Un homme à poigne. C’est l’expression qui revient le plus souvent pour décrire le prince Nayef. Ministre de l’Intérieur depuis 36 ans, il s'est illustré dans la lutte contre al-Qaïda.
« C’est lui qui a relevé le défi d’éliminer la menace al-Qaïda qui, entre 2003 et 2005, avait fortement destabilisé le royaume », rappelle la politologue Fatiha Dazi Heni, spécialiste de la péninsule arabique. Il a donc été choisi, selon elle, pour ses compétences.
Mais le prince Nayef est aussi connu pour réprimer toute forme de contestation, comme récemment, les manifestations de femmes qui réclamaient le droit de conduire elles-mêmes leur voiture, ou le mouvement de révolte chiite dans l'est du royaume. Nayef aurait également été à l'origine de l'envoie de troupes saoudiennes à Bahrein pour aider à mater la contestation dans le pays.
Dans les milieux réformateurs et chez les défenseurs des droits, on s’inquiète de la désignation de cet « homme de fer » comme prince héritier. Certains craignent que cet ultra-conservateur, proche des milieux religieux, ne revienne sur les réformes, mêmes timides, entreprises par le roi Abdallah. Mais nombre d’experts estiment, au contraire, qu’à travers l'exercice du pouvoir, il pourrait se révéler plus pragmatique et plus souple.
Les Etats-Unis suivent de prêt la succession en Arabie Saoudite
La succession au sein du royaume est en tout cas suivie de près par les Etats-Unis qui ont envoyé une forte délégation à Riyad pour présenter les condoléances du peuple américain à la famille royale, après le décès du prince Sultan. La délégation était menée par le vice-président Joe Biden, preuve de l'importance des liens unissant Washington à Riyad.
Depuis 1945, les relations entre les deux pays sont scellées par un pacte consistant, pour les Etats-Unis à défendre la sécurité territoriale du royaume saoudien.

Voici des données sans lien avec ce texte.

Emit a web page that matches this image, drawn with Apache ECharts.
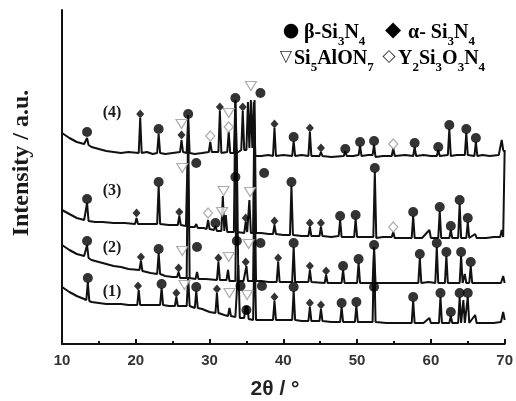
<!DOCTYPE html>
<html><head><meta charset="utf-8">
<script src="https://cdn.jsdelivr.net/npm/echarts@6/dist/echarts.min.js"></script>
<style>html,body{margin:0;padding:0;background:#fff}#c{width:516px;height:401px}</style>
</head><body><div id="c"></div>
<script>
// 2θ range and tick labels
const xTicks = [10, 20, 30, 40, 50, 60, 70];
const patternNames = ['(1)', '(2)', '(3)', '(4)'];

// XRD patterns: [2θ, intensity (a.u., stacked offsets included)]
const pattern4 = [[10,211],[11,206],[12,202],[13,200],[13.2,200],[13.4,206],[13.6,199],[14,197],[15,195],[16,193],[17,192],[18,191],[19,192],[20.4,191],[20.6,226],[20.8,191],[21.5,192],[22.3,190],[22.9,191],[23.1,210],[23.3,191],[24,190],[25,191],[26,192],[26.2,204],[26.4,192],[26.9,191],[27.1,226],[27.3,191],[28,190],[29,191],[29.9,192],[30.1,202],[30.3,192],[31.2,192],[31.4,233],[31.6,191],[32.4,192],[32.6,212],[32.8,191],[33.3,191],[33.5,242],[33.7,191],[34.3,194],[34.5,233],[34.7,194],[35.0,194],[35.2,242],[35.4,196],[35.6,244],[35.8,196],[36.0,242],[36.2,188],[37,188],[38,189],[38.6,188],[38.8,216],[39.0,188],[40,189],[41.2,188],[41.4,203],[41.6,188],[42.5,189],[43.4,188],[43.6,212],[43.8,188],[44.9,188],[45.1,192],[45.3,188],[46.5,187],[48.2,188],[48.4,193],[48.6,188],[49.5,188],[50.2,189],[50.4,198],[50.6,188],[51.5,189],[52.1,189],[52.3,199],[52.5,187],[53.5,188],[54.7,188],[54.9,196],[55.1,188],[56.5,189],[57.6,188],[57.8,197],[58.0,188],[59,189],[60,188],[60.8,188],[61.0,194],[61.2,188],[62.3,189],[62.5,215],[62.7,188],[63.5,189],[64.6,189],[64.8,211],[65.0,189],[65.9,188],[66.1,202],[66.3,188],[67,189],[68,188],[69.2,189],[69.6,204],[69.8,194],[70,192]];
const pattern3 = [[10,134],[11,130],[12,126],[13,124],[13.2,124],[13.4,141],[13.6,123],[14.5,122],[15.5,122],[17,121],[18.5,121],[19.9,120],[20.1,126],[20.3,120],[21.5,120],[22.9,120],[23.1,158],[23.3,120],[24.5,119],[25.7,119],[25.9,128],[26.1,119],[26.8,118],[27.0,179],[27.2,117],[28.0,117],[28.2,120],[28.4,116],[29.2,116],[29.6,115],[29.8,124],[30.0,115],[30.6,114],[30.8,118],[31.0,113],[31.6,113],[31.8,148],[32.0,113],[32.2,129],[32.4,112],[33.3,112],[33.5,244],[33.7,112],[34.7,111],[34.9,122],[35.1,112],[35.3,111],[35.4,144],[35.6,111],[35.9,111],[36.1,244],[36.3,111],[37,111],[38,110],[38.6,110],[38.8,119],[39.0,110],[40,109],[40.9,109],[41.1,158],[41.3,109],[42.5,108],[43.4,108],[43.6,117],[43.8,108],[44.9,108],[45.1,117],[45.3,108],[46.5,107],[47.5,108],[47.7,124],[47.9,107],[49.0,107],[49.6,107],[49.8,125],[50.0,107],[51,107],[52.2,107],[52.4,172],[52.6,106],[53.5,107],[54.7,107],[54.9,112],[55.1,106],[56.5,106],[57.4,106],[57.6,128],[57.8,106],[58.8,106],[59.8,114],[60.0,106],[61.0,106],[61.2,133],[61.4,106],[62.5,106],[62.7,114],[62.9,106],[63.7,106],[63.9,140],[64.1,106],[64.8,106],[65.0,122],[65.2,106],[66.0,110],[66.2,106],[67.5,106],[68.5,107],[69.4,107],[69.6,114],[69.8,107],[70,194]];
const pattern2 = [[10,99],[11,94],[12,90],[13,88],[13.2,87],[13.4,99],[13.6,86],[14,84],[15,82],[16,80],[17,78],[18,77],[19,75],[20.5,74],[20.7,83],[20.9,73],[22,71],[22.9,70],[23.1,91],[23.3,70],[24,68],[25,67],[25.6,67],[25.8,72],[26.0,66],[26.9,66],[27.1,229],[27.3,66],[28.1,65],[28.3,72],[28.5,65],[29.5,65],[31.0,64],[31.2,82],[31.4,64],[32.3,64],[32.5,74],[32.7,63],[33.5,63],[33.7,194],[33.9,63],[34.6,63],[35.0,78],[35.2,63],[35.9,63],[36.1,169],[36.3,63],[37,63],[38,62],[39.1,62],[39.3,82],[39.5,62],[40.5,62],[41.2,62],[41.4,97],[41.6,62],[42.5,62],[43.4,62],[43.6,74],[43.8,62],[45.6,61],[45.8,69],[46.0,61],[47.9,61],[48.1,74],[48.3,61],[50.0,61],[50.2,81],[50.4,61],[51.5,61],[52.1,61],[52.3,94],[52.5,61],[54,61],[55.5,61],[57,61],[58.3,61],[58.5,86],[58.7,61],[59.7,62],[60.6,61],[60.8,97],[61.0,61],[61.9,61],[62.1,88],[62.3,61],[63.9,61],[64.1,88],[64.3,61],[64.6,70],[64.8,61],[65.2,61],[65.4,78],[65.6,61],[66.5,61],[67.5,61],[68.5,61],[69.5,61],[69.8,68],[70,61]];
const pattern1 = [[10,57],[11,52],[12,48],[13,45],[13.3,44],[13.5,62],[13.7,43],[14,42],[15,41],[16,40],[17,40],[18,40],[19,39],[20.2,39],[20.4,54],[20.6,39],[21.5,39],[22.5,39],[23.3,39],[23.5,56],[23.7,39],[24.5,38],[25.3,38],[25.5,47],[25.7,38],[26.5,38],[26.9,38],[27.1,67],[27.3,38],[28.0,36],[28.2,53],[28.4,36],[29,35],[30,32],[30.8,31],[31.0,51],[31.2,31],[32,29],[32.5,28],[32.7,36],[32.9,28],[33.5,27],[33.9,79],[34.1,26],[34.7,26],[34.85,38],[35.0,30],[35.15,38],[35.3,25],[35.9,24],[36.1,99],[36.3,24],[37,24],[38,24],[38.6,24],[38.8,43],[39.0,24],[40,24],[41.2,24],[41.4,53],[41.6,24],[42.5,23],[43.4,23],[43.6,37],[43.8,23],[44.9,23],[45.1,35],[45.3,23],[46.5,22],[47.7,22],[47.9,37],[48.1,22],[49.7,22],[49.9,38],[50.1,22],[51.2,22],[52.1,22],[52.3,97],[52.5,22],[54,21],[55.5,21],[57.4,21],[57.6,43],[57.8,21],[59,21],[59.8,26],[60.0,21],[61.1,21],[61.3,47],[61.5,21],[62.5,21],[62.7,28],[62.9,21],[63.7,21],[63.9,47],[64.1,21],[64.4,44],[64.6,21],[64.8,21],[65.0,47],[65.2,21],[66.0,29],[66.2,21],[67.5,21],[68.5,21],[69.5,22],[69.8,32],[70,24]];

// Phase markers [2θ, intensity]
const betaMarks = [[13.4,212],[23.1,215],[27.1,230],[33.5,246],[36.9,251],[41.4,207],[48.4,195],[50.4,202],[52.3,203],[57.8,201],[61.0,197],[62.5,219],[64.8,215],[66.1,206],
  [13.4,145],[23.1,162],[28.2,181],[30.8,121],[33.5,167],[37.4,171],[41.1,162],[47.7,128],[49.8,129],[52.4,176],[57.6,132],[61.2,137],[62.7,118],[63.9,144],[65.0,126],
  [13.4,103],[23.1,95],[28.3,97],[33.7,103],[36.9,101],[41.4,101],[48.1,78],[50.2,85],[52.3,99],[58.5,90],[60.8,101],[62.1,92],[64.1,92],[65.4,82],
  [13.5,66],[23.5,60],[28.2,57],[34.2,58],[35.0,34],[37.1,58],[41.4,57],[47.9,41],[49.9,42],[52.3,57],[57.6,47],[61.3,51],[62.7,32],[63.9,51],[65.0,51]];
const alphaMarks = [[20.6,230],[26.2,209],[31.4,237],[34.5,237],[38.8,220],[43.6,216],[45.1,196],
  [20.1,131],[25.9,132],[34.9,126],[38.8,123],[43.6,121],[45.1,121],
  [20.7,87],[25.8,76],[31.2,86],[34.9,82],[39.3,86],[43.6,78],[45.8,73],
  [20.3,58],[25.5,51],[31.0,55],[38.8,47],[43.6,41],[45.1,39]];
const sialonMarks = [[26.2,220],[32.6,231],[35.6,258],
  [26.3,176],[31.9,153],[31.7,132],[35.5,152],
  [26.3,93],[32.6,87],[35.3,100],
  [26.6,59],[32.7,51],[35.1,49]];
const ysnMarks = [[30.1,208],[32.6,217],[54.9,200],[29.8,131],[54.9,117]];

const chart = echarts.init(document.getElementById('c'), null, {renderer: 'canvas'});
const lineSeries = [pattern1, pattern2, pattern3, pattern4].map(d => ({
  type: 'line', data: d, showSymbol: false, symbol: 'none', animation: false,
  lineStyle: {color: '#111', width: 2}, z: 2
}));
const serif = '"Liberation Serif", "DejaVu Serif", serif';
const rich = {
  n: {fontFamily: serif, fontWeight: 'bold', fontSize: 20, color: '#1a1a1a', lineHeight: 24, verticalAlign: 'bottom'},
  s: {fontFamily: serif, fontWeight: 'bold', fontSize: 13, color: '#1a1a1a', lineHeight: 15, verticalAlign: 'bottom', padding: [0,0,-5,0]}
};
function legText(x, y, t) { return {type: 'text', x: x, y: y, style: {text: t, rich: rich}}; }
function legSym(x, y, ch, size, color) {
  return {type: 'text', x: x, y: y, style: {text: ch, font: size + 'px "DejaVu Sans"', fill: color, textAlign: 'center', textVerticalAlign: 'middle'}};
}
const labelPos = [[112, 292], [112, 248], [112, 191], [112, 113]];
chart.setOption({
  animation: false,
  backgroundColor: '#fff',
  grid: {left: 62, right: 10, top: 10, bottom: 57},
  xAxis: {
    type: 'value', min: xTicks[0], max: xTicks[xTicks.length - 1], interval: 10,
    axisLine: {lineStyle: {color: '#111', width: 2}},
    axisTick: {inside: true, length: 5, lineStyle: {color: '#111', width: 2}},
    minorTick: {show: true, splitNumber: 2, length: 3, lineStyle: {color: '#111', width: 2}},
    splitLine: {show: false},
    axisLabel: {fontFamily: '"Liberation Sans", Arial', fontWeight: 'bold', fontSize: 15, color: '#333', margin: 9}
  },
  yAxis: {
    type: 'value', min: 0, max: 334,
    axisLine: {show: true, lineStyle: {color: '#111', width: 2}},
    axisTick: {show: false}, axisLabel: {show: false}, splitLine: {show: false}
  },
  series: lineSeries.concat([
    {type: 'scatter', data: betaMarks, symbol: 'circle', symbolSize: 10, itemStyle: {color: '#000'}, z: 5},
    {type: 'scatter', data: alphaMarks, symbol: 'diamond', symbolSize: [8, 9], itemStyle: {color: '#000'}, z: 5},
    {type: 'scatter', data: sialonMarks, symbol: 'triangle', symbolRotate: 180, symbolSize: [11, 9], itemStyle: {color: '#fff', borderColor: '#999', borderWidth: 1.2}, z: 4},
    {type: 'scatter', data: ysnMarks, symbol: 'diamond', symbolSize: [9, 10], itemStyle: {color: '#fff', borderColor: '#999', borderWidth: 1.2}, z: 4}
  ]),
  graphic: [
    {type: 'text', x: 22, y: 163, rotation: Math.PI / 2, style: {
      text: 'Intensity / a.u.', font: 'bold 24px "Liberation Serif"', fill: '#1a1a1a', textAlign: 'center', textVerticalAlign: 'middle'}},
    {type: 'text', x: 275, y: 389, style: {text: '2θ / °', font: 'bold 21px "Liberation Sans"', fill: '#222', textAlign: 'center', textVerticalAlign: 'middle'}},
    legSym(291, 31, '●', 19, '#000'),
    legText(304, 19, '{n|β-Si}{s|3}{n|N}{s|4}'),
    legSym(393, 31, '◆', 21, '#000'),
    legText(408, 19, '{n|α- Si}{s|3}{n|N}{s|4}'),
    legSym(286, 57, '▽', 16, '#333'),
    legText(294, 45, '{n|Si}{s|5}{n|AlON}{s|7}'),
    legSym(389, 57, '◇', 17, '#333'),
    legText(398, 45, '{n|Y}{s|2}{n|Si}{s|3}{n|O}{s|3}{n|N}{s|4}')
  ].concat(patternNames.map((t, i) => ({
    type: 'text', x: labelPos[i][0], y: labelPos[i][1],
    style: {text: t, font: 'bold 16px "Liberation Serif"', fill: '#1a1a1a', textAlign: 'center', textVerticalAlign: 'middle'}
  })))
});
</script></body></html>
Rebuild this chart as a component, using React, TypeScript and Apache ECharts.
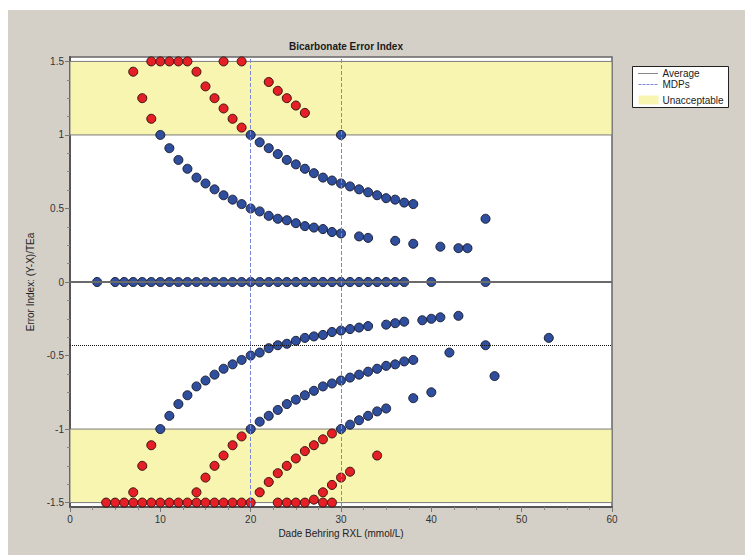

En échange l’Arabie Saoudite leur offre un accès au pétrole du pays.
Mais plus récemment, les liens se sont encore renforcés. « Avec les révolutions arabes, les Etats-Unis sont attachés à ne pas perdre le soutien de la famille royale car ils savent que c'est un pilier sur lequel ils peuvent compter », analyse Barah Mikaël, chercheur à la Fondation pour les relations internationales et le dialogue extérieur. Nayef, c’est « Monsieur Sécurité et c’est vrai que dans le contexte du printemps arabe qui déstabilise beaucoup les dirigeants saoudiens, le fait de le nommer comme prince héritier sert un peu de caution », ajoute la politologue Fatiha Dazi Heni.
Interrogations sur l’état de santé du prince Nayef
L’Arabie Saoudite et les Etats-Unis ont aussi en commun leur animosité contre l’Iran et la volonté de contrer l’influence grandissante de ce pays dans la région. Selon Barah Mikaël, « les Etats-Unis et l’Arabie Saoudite ont donc beaucoup plus de choses à partager que de choses qui pourraient les séparer comme les accusations de soutien de l’Arabie Saoudite à certains groupes islamistes extrémistes ».
Reste une interrogation dans cette succession : l'état de santé du prince Nayef. Agé de 78 ans, il serait lui aussi souffrant. Selon les rumeurs, il pourrait être atteint d'un cancer comme son frère Sultan. S'il venait à succomber lui aussi, qui serait désigné comme héritier du royaume alors que le roi Abdallah est lui même très affaibli par la maladie ? On a vu ce dernier assister aux obsèques de Sultan, sur une chaise roulante, avec un masque chirurgical. Il a officiellement 87 ans, peut-être plus.
Le problème est que dans la dynastie des Saoud qui règne depuis toujours sur le royaume, la succession se fait entre frères et qu'ils sont tous âgés et malades. Mais pour l'instant, rien n'indique que la famille régnante est prête à laisser la place aux jeunes générations.